For sufferers of pulmonary arterial hypertension (PAH), maintaining healthy heart function isn’t as simple as going for a jog every morning. Patients need to do all they can to slow damage to their heart, and exercise can potentially improve their quality of life.

On the other hand, the demands of pumping blood into stiff, large arteries and narrowed small arteries means that many PAH patients bear an increased risk of overexertion, which makes prescribing the correct amount of physical activity difficult.

Now, a University of Wisconsin–Madison biomedical engineer and colleagues hope to clear up that uncertainty in a new study seeking to quantify the impact of exercise on PAH patients.

Funded by a four-year, $2.5 million grant from the National Institutes of Health, Naomi Chesler, an associate professor of biomedical engineering at UW–Madison, will investigate the relationships between small artery narrowing, large artery stiffening and their interactions with the right side of the heart in patients with PAH.

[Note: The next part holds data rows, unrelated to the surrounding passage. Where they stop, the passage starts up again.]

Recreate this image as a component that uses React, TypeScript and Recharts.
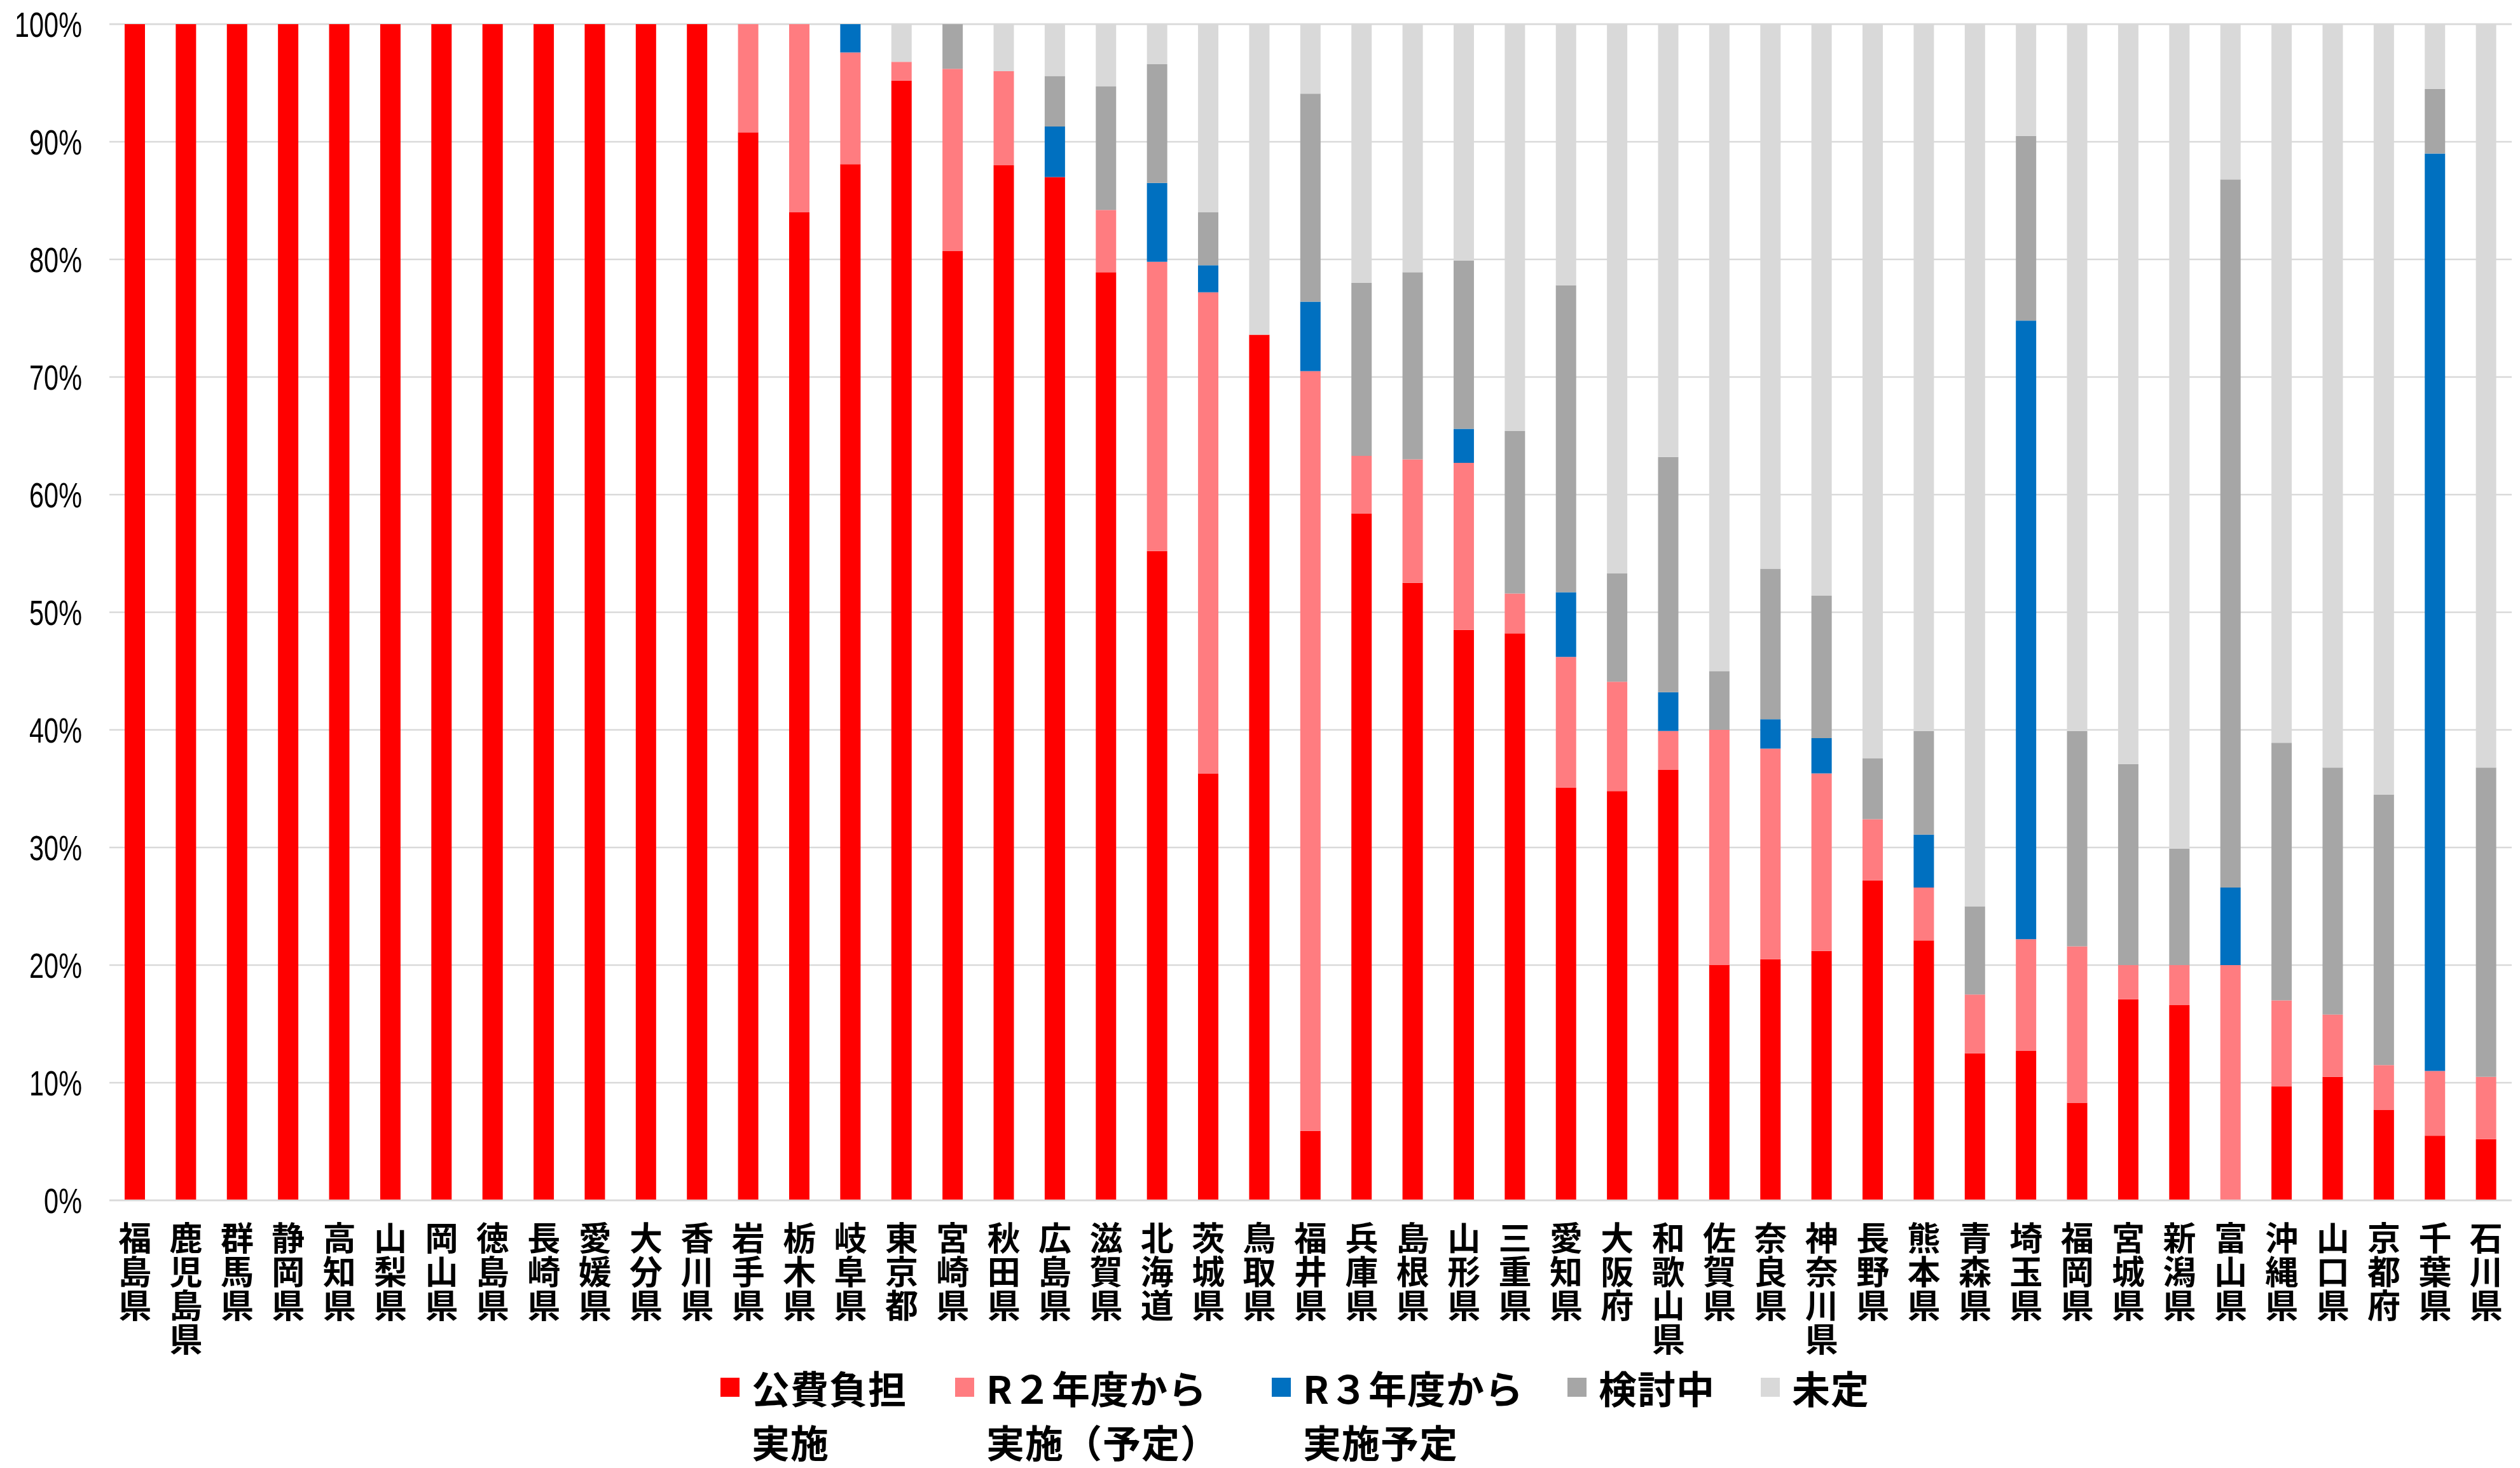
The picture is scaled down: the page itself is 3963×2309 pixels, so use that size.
import { BarChart, Bar, XAxis, YAxis, CartesianGrid, Legend } from 'recharts';

const PREFS = [
  '福島県', '鹿児島県', '群馬県', '静岡県', '高知県', '山梨県', '岡山県', '徳島県', '長崎県', '愛媛県',
  '大分県', '香川県', '岩手県', '栃木県', '岐阜県', '東京都', '宮崎県', '秋田県', '広島県', '滋賀県',
  '北海道', '茨城県', '鳥取県', '福井県', '兵庫県', '島根県', '山形県', '三重県', '愛知県', '大阪府',
  '和歌山県', '佐賀県', '奈良県', '神奈川県', '長野県', '熊本県', '青森県', '埼玉県', '福岡県', '宮城県',
  '新潟県', '富山県', '沖縄県', '山口県', '京都府', '千葉県', '石川県',
];

// 公費負担実施
const PUBLIC = [
  100, 100, 100, 100, 100, 100, 100, 100, 100, 100,
  100, 100, 90.8, 84.0, 88.1, 95.2, 80.7, 88.0, 87.0, 78.9,
  55.2, 36.3, 73.6, 5.9, 58.4, 52.5, 48.5, 48.2, 35.1, 34.8,
  36.6, 20.0, 20.5, 21.2, 27.2, 22.1, 12.5, 12.7, 8.3, 17.1,
  16.6, 0, 9.7, 10.5, 7.7, 5.5, 5.2,
];
// R２年度から実施（予定）
const R2 = [
  0, 0, 0, 0, 0, 0, 0, 0, 0, 0,
  0, 0, 9.2, 16.0, 9.5, 1.6, 15.5, 8.0, 0, 5.3,
  24.6, 40.9, 0, 64.6, 4.9, 10.5, 14.2, 3.4, 11.1, 9.3,
  3.3, 20.0, 17.9, 15.1, 5.2, 4.5, 5.0, 9.5, 13.3, 2.9,
  3.4, 20.0, 7.3, 5.3, 3.8, 5.5, 5.3,
];
// R３年度から実施予定
const R3 = [
  0, 0, 0, 0, 0, 0, 0, 0, 0, 0,
  0, 0, 0, 0, 2.4, 0, 0, 0, 4.3, 0,
  6.7, 2.3, 0, 5.9, 0, 0, 2.9, 0, 5.5, 0,
  3.3, 0, 2.5, 3.0, 0, 4.5, 0, 52.6, 0, 0,
  0, 6.6, 0, 0, 0, 78.0, 0,
];
// 検討中
const REVIEW = [
  0, 0, 0, 0, 0, 0, 0, 0, 0, 0,
  0, 0, 0, 0, 0, 0, 3.8, 0, 4.3, 10.5,
  10.1, 4.5, 0, 17.7, 14.7, 15.9, 14.3, 13.8, 26.1, 9.2,
  20.0, 5.0, 12.8, 12.1, 5.2, 8.8, 7.5, 15.7, 18.3, 17.1,
  9.9, 60.2, 21.9, 21.0, 23.0, 5.5, 26.3,
];
// 未定
const UNDECIDED = [
  0, 0, 0, 0, 0, 0, 0, 0, 0, 0,
  0, 0, 0, 0, 0, 3.2, 0, 4.0, 4.4, 5.3,
  3.4, 16.0, 26.4, 5.9, 22.0, 21.1, 20.1, 34.6, 22.2, 46.7,
  36.8, 55.0, 46.3, 48.6, 62.4, 60.1, 75.0, 9.5, 60.1, 62.9,
  70.1, 13.2, 61.1, 63.2, 65.5, 5.5, 63.2,
];

const Y_TICKS = [0, 10, 20, 30, 40, 50, 60, 70, 80, 90, 100];

const KEYS = ['public', 'r2', 'r3', 'review', 'undecided'];
const LEGEND_LINES = [
  ['公費負担', '実施'],
  ['R２年度から', '実施（予定）'],
  ['R３年度から', '実施予定'],
  ['検討中'],
  ['未定'],
];
const COLORS = ['#FF0000', '#FF7C80', '#0070C0', '#A6A6A6', '#D9D9D9'];
// legend column widths (Excel wraps each entry in its own box)
const LEGEND_WIDTHS = [369, 498, 465, 304, 200];

const data = PREFS.map((pref, i) => ({
  pref,
  public: PUBLIC[i],
  r2: R2[i],
  r3: R3[i],
  review: REVIEW[i],
  undecided: UNDECIDED[i],
}));

const JP_FONT = '"Noto Sans CJK JP", "Noto Sans", sans-serif';

function PrefTick({ x, y, payload }: any) {
  const chars = Array.from(String(payload.value));
  return (
    <text textAnchor="middle" fontFamily={JP_FONT} fontSize={52} fontWeight={700} fill="#000">
      {chars.map((c, i) => (
        <tspan key={i} x={x} y={y + 79 + i * 53}>{c}</tspan>
      ))}
    </text>
  );
}

// condensed percentage labels, like the narrow font in the original
function PctTick({ x, y, payload }: any) {
  return (
    <text
      transform={`translate(${x},${y}) scale(0.74,1)`}
      textAnchor="end"
      dy="0.36em"
      fontFamily='"Liberation Sans", Arial, sans-serif'
      fontSize={56}
      fill="#000"
    >
      {`${payload.value}%`}
    </text>
  );
}

function renderLegend() {
  return (
    <div style={{ height: 177, paddingTop: 7, boxSizing: 'border-box', display: 'flex', paddingLeft: 1133, fontFamily: JP_FONT, fontSize: 60, fontWeight: 700, color: '#000' }}>
      {LEGEND_LINES.map((lines, i) => (
        <div key={i} style={{ display: 'flex', alignItems: 'flex-start', width: LEGEND_WIDTHS[i], flexShrink: 0 }}>
          <div style={{ width: 30, height: 30, background: COLORS[i], marginTop: 28, marginRight: 19, flexShrink: 0 }} />
          <div style={{ lineHeight: '85px', whiteSpace: 'nowrap', letterSpacing: 1 }}>
            {lines.map((l, j) => <div key={j}>{l}</div>)}
          </div>
        </div>
      ))}
    </div>
  );
}

export default function App() {
  return (
    <div style={{ position: 'absolute', left: 0, top: 0, width: 3963, height: 2309, background: '#fff' }}>
      <BarChart
        width={3963}
        height={2309}
        data={data}
        margin={{ top: 38, right: 13, bottom: 0, left: 0 }}
        barSize={32}
      >
        <CartesianGrid vertical={false} stroke="#D9D9D9" strokeWidth={2.5} />
        <XAxis
          dataKey="pref"
          interval={0}
          height={244}
          tick={<PrefTick />}
          tickLine={false}
          tickSize={0}
          tickMargin={0}
          axisLine={{ stroke: '#D9D9D9', strokeWidth: 2.5 }}
        />
        <YAxis
          width={172}
          domain={[0, 100]}
          ticks={Y_TICKS}
          axisLine={false}
          tickLine={false}
          tickSize={0}
          tickMargin={43}
          tick={<PctTick />}
        />
        <Legend verticalAlign="bottom" content={renderLegend} />
        {KEYS.map((k, i) => (
          <Bar key={k} dataKey={k} stackId="a" fill={COLORS[i]} isAnimationActive={false} />
        ))}
      </BarChart>
    </div>
  );
}
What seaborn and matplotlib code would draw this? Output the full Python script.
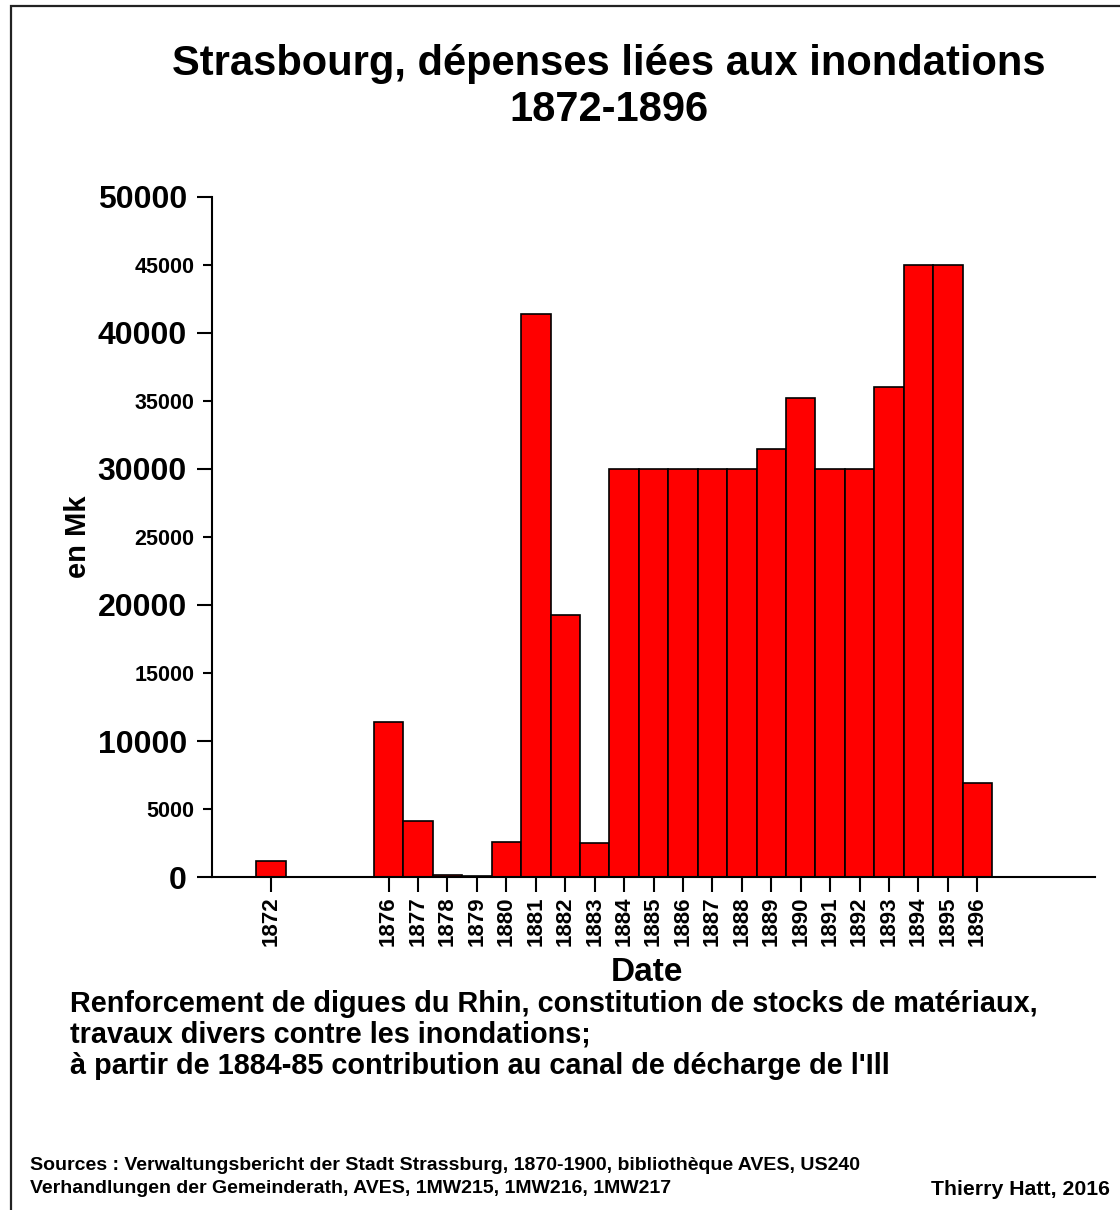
import matplotlib
matplotlib.use('Agg')
import matplotlib.pyplot as plt
from matplotlib.patches import Rectangle
import seaborn as sns
import pandas as pd

# ---------- Données ----------
annees   = [1872, 1876, 1877, 1878, 1879, 1880, 1881, 1882, 1883, 1884,
            1885, 1886, 1887, 1888, 1889, 1890, 1891, 1892, 1893, 1894,
            1895, 1896]
depenses = [1150, 11400, 4100, 120, 40, 2600, 41400, 19300, 2500, 30000,
            30000, 30000, 30000, 30000, 31500, 35200, 30000, 30000, 36000, 45000,
            45000, 6900]
ticks_majeurs = [0, 10000, 20000, 30000, 40000, 50000]
ticks_mineurs = [5000, 15000, 25000, 35000, 45000]

titre = 'Strasbourg, dépenses liées aux inondations\n1872-1896'
note = ("Renforcement de digues du Rhin, constitution de stocks de matériaux,\n"
        "travaux divers contre les inondations;\n"
        "à partir de 1884-85 contribution au canal de décharge de l'Ill")
sources = ("Sources : Verwaltungsbericht der Stadt Strassburg, 1870-1900, bibliothèque AVES, US240\n"
           "Verhandlungen der Gemeinderath, AVES, 1MW215, 1MW216, 1MW217")
auteur = 'Thierry Hatt, 2016'

df = pd.DataFrame({'Annee': annees, 'Depenses': depenses})

sns.set_style('ticks')
plt.rcParams['font.family'] = ['Liberation Sans', 'DejaVu Sans']
plt.rcParams['font.weight'] = 'bold'
for k in ['text.color', 'axes.labelcolor', 'xtick.color', 'ytick.color', 'axes.edgecolor']:
    plt.rcParams[k] = 'black'

fig = plt.figure(figsize=(11.2, 12.1), dpi=100)
ax = fig.add_axes([0.1893, 0.2752, 0.7884, 0.562])

sns.barplot(data=df, x='Annee', y='Depenses', native_scale=True, width=1,
            color='#ff0000', saturation=1, edgecolor='black', linewidth=1.2, ax=ax)

ax.set_xlim(1870, 1900)
ax.set_ylim(0, 50000)
ax.set_xticks(annees)
ax.set_xticklabels([str(a) for a in annees], rotation=90, fontsize=16, fontweight='bold')
ax.set_yticks(ticks_majeurs)
ax.set_yticklabels([str(v) for v in ticks_majeurs], fontsize=23, fontweight='bold')
ax.set_yticks(ticks_mineurs, minor=True)
ax.set_yticklabels([str(v) for v in ticks_mineurs], minor=True, fontsize=15.5, fontweight='bold')
ax.tick_params(axis='y', which='major', length=11, width=1.5, pad=7)
ax.tick_params(axis='y', which='minor', length=6.5, width=1.5, pad=6)
ax.tick_params(axis='x', length=11, width=1.5, pad=3)

ax.set_xlabel('Date', fontsize=24, fontweight='bold')
ax.set_ylabel('en Mk', fontsize=21, fontweight='bold')
ax.xaxis.set_label_coords(0.493, -0.117)
ax.yaxis.set_label_coords(-0.136, 0.5)
sns.despine(ax=ax)
for s in ['left', 'bottom']:
    ax.spines[s].set_linewidth(1.5)

fig.text(0.544, 0.964, titre, ha='center', va='top', fontsize=30,
         fontweight='bold', linespacing=1.2)
fig.text(0.0625, 0.182, note, ha='left', va='top', fontsize=20.8,
         fontweight='bold', linespacing=1.14)
fig.text(0.027, 0.044, sources, ha='left', va='top', fontsize=14,
         fontweight='bold', linespacing=1.5)
fig.text(0.991, 0.025, auteur, ha='right', va='top', fontsize=15.3, fontweight='bold')

fig.add_artist(Rectangle((0.0098, -0.05), 1.1, 1.045, transform=fig.transFigure,
                         fill=False, edgecolor='#222222', linewidth=1.6))

plt.savefig('out.png', dpi=100)
plt.close()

“Most patients with pulmonary hypertension die from right heart failure, so even though the disease may be initiated in the small arteries of the lung, the impact on heart function is what’s really critical,” says Chesler.

Establishing how these factors relate to one another will allow Chesler and her team to develop a way of identifying PAH patients who can most benefit from regular exercise.

The objective will be finding identifiers that separate PAH patients who will benefit from exercise from those whose condition will worsen from it.

“We’re trying to differentiate those people who have sufficiently good interactions between the heart and the lungs from those where the heart and lungs are not working well together,” Chesler explains.

The study also builds upon Chesler’s work on a previous NIH grant in which she researched how the presence of excess collagen, a fibrous protein found in connective tissues throughout the body, might contribute to pulmonary hypertension. “We’re dovetailing our previous work on the role of collagen in large artery stiffening with new work on the impact of large artery stiffening on heart function. An important patient population in our new study is those with a collagen disorder,” Chesler says.

Of particular interest in the study will be patients with scleroderma, or systemic sclerosis (SSc),a disease caused by excess collagen accumulation throughout the body, including blood vessels. Patients with SSc-related PAH don’t have a lot of effective treatment options, but focusing on such patients in the study might identify their best treatment options.

Chesler’s UW–Madison collaborators include Heidi Kellihan, clinical assistant professor in the School of Veterinary Medicine; Jim Runo, assistant professor of pulmonary medicine; Chris Francois, assistant professor of radiology; and Jens Eickhoff, biostatistics and medical informatics senior scientist. Mardi Gomberg-Maitland, an expert in pulmonary hypertension from the University of Chicago, is a consultant on the study, and Sanjiv Shah at Northwestern University will be conducting many of the patient studies, due to the large PAH patient population in Chicago.